Your goal: Reproduce each line exactly. Skip none.

Source data:
※

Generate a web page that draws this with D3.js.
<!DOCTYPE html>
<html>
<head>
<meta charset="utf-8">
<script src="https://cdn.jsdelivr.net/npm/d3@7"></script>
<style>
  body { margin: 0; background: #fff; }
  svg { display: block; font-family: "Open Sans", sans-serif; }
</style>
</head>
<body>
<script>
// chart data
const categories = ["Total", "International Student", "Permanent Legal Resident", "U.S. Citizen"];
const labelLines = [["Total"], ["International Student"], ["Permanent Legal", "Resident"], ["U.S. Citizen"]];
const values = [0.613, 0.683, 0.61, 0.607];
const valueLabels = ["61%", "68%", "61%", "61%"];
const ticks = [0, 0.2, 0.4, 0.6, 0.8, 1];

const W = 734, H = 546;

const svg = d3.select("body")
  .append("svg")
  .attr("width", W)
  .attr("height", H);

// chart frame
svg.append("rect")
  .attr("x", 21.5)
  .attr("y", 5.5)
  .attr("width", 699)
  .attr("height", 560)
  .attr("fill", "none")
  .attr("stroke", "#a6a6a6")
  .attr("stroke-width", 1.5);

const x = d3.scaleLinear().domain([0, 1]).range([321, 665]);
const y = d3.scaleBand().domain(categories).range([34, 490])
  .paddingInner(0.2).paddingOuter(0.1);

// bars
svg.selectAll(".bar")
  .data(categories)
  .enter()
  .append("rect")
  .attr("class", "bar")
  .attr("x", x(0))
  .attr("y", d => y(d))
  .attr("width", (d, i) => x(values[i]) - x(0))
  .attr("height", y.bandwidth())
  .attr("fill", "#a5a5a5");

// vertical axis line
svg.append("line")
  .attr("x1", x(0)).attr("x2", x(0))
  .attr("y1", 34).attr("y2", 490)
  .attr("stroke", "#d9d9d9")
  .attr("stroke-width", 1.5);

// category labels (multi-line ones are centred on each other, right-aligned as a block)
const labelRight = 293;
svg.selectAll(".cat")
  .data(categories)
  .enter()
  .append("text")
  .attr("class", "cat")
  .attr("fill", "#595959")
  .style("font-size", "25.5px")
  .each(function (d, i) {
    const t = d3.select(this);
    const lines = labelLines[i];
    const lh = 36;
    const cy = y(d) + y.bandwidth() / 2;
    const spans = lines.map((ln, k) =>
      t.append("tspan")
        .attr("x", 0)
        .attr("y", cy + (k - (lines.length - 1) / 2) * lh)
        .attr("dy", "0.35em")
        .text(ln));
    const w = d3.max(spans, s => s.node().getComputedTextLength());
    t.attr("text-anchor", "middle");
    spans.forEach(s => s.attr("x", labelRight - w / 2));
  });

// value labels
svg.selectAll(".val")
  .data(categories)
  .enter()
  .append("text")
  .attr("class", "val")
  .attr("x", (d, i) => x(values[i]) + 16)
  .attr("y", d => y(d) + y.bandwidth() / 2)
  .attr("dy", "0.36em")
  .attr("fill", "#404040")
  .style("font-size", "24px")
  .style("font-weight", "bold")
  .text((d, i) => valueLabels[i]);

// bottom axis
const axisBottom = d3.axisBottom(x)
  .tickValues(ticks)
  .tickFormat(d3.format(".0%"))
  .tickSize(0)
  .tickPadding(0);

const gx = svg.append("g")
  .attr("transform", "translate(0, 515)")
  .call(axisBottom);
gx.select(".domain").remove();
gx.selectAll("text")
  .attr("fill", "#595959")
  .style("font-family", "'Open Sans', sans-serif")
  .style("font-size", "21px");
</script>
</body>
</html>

※

Response below:
Generate a web page that draws this with D3.js.
<!DOCTYPE html>
<html>
<head>
<meta charset="utf-8">
<script src="https://cdn.jsdelivr.net/npm/d3@7"></script>
<style>
  body { margin: 0; background: #fff; }
  svg { display: block; font-family: "Open Sans", sans-serif; }
</style>
</head>
<body>
<script>
// chart data
const categories = ["Total", "International Student", "Permanent Legal Resident", "U.S. Citizen"];
const labelLines = [["Total"], ["International Student"], ["Permanent Legal", "Resident"], ["U.S. Citizen"]];
const values = [0.613, 0.683, 0.61, 0.607];
const valueLabels = ["61%", "68%", "61%", "61%"];
const ticks = [0, 0.2, 0.4, 0.6, 0.8, 1];

const W = 734, H = 546;

const svg = d3.select("body")
  .append("svg")
  .attr("width", W)
  .attr("height", H);

// chart frame
svg.append("rect")
  .attr("x", 21.5)
  .attr("y", 5.5)
  .attr("width", 699)
  .attr("height", 560)
  .attr("fill", "none")
  .attr("stroke", "#a6a6a6")
  .attr("stroke-width", 1.5);

const x = d3.scaleLinear().domain([0, 1]).range([321, 665]);
const y = d3.scaleBand().domain(categories).range([34, 490])
  .paddingInner(0.2).paddingOuter(0.1);

// bars
svg.selectAll(".bar")
  .data(categories)
  .enter()
  .append("rect")
  .attr("class", "bar")
  .attr("x", x(0))
  .attr("y", d => y(d))
  .attr("width", (d, i) => x(values[i]) - x(0))
  .attr("height", y.bandwidth())
  .attr("fill", "#a5a5a5");

// vertical axis line
svg.append("line")
  .attr("x1", x(0)).attr("x2", x(0))
  .attr("y1", 34).attr("y2", 490)
  .attr("stroke", "#d9d9d9")
  .attr("stroke-width", 1.5);

// category labels (multi-line ones are centred on each other, right-aligned as a block)
const labelRight = 293;
svg.selectAll(".cat")
  .data(categories)
  .enter()
  .append("text")
  .attr("class", "cat")
  .attr("fill", "#595959")
  .style("font-size", "25.5px")
  .each(function (d, i) {
    const t = d3.select(this);
    const lines = labelLines[i];
    const lh = 36;
    const cy = y(d) + y.bandwidth() / 2;
    const spans = lines.map((ln, k) =>
      t.append("tspan")
        .attr("x", 0)
        .attr("y", cy + (k - (lines.length - 1) / 2) * lh)
        .attr("dy", "0.35em")
        .text(ln));
    const w = d3.max(spans, s => s.node().getComputedTextLength());
    t.attr("text-anchor", "middle");
    spans.forEach(s => s.attr("x", labelRight - w / 2));
  });

// value labels
svg.selectAll(".val")
  .data(categories)
  .enter()
  .append("text")
  .attr("class", "val")
  .attr("x", (d, i) => x(values[i]) + 16)
  .attr("y", d => y(d) + y.bandwidth() / 2)
  .attr("dy", "0.36em")
  .attr("fill", "#404040")
  .style("font-size", "24px")
  .style("font-weight", "bold")
  .text((d, i) => valueLabels[i]);

// bottom axis
const axisBottom = d3.axisBottom(x)
  .tickValues(ticks)
  .tickFormat(d3.format(".0%"))
  .tickSize(0)
  .tickPadding(0);

const gx = svg.append("g")
  .attr("transform", "translate(0, 515)")
  .call(axisBottom);
gx.select(".domain").remove();
gx.selectAll("text")
  .attr("fill", "#595959")
  .style("font-family", "'Open Sans', sans-serif")
  .style("font-size", "21px");
</script>
</body>
</html>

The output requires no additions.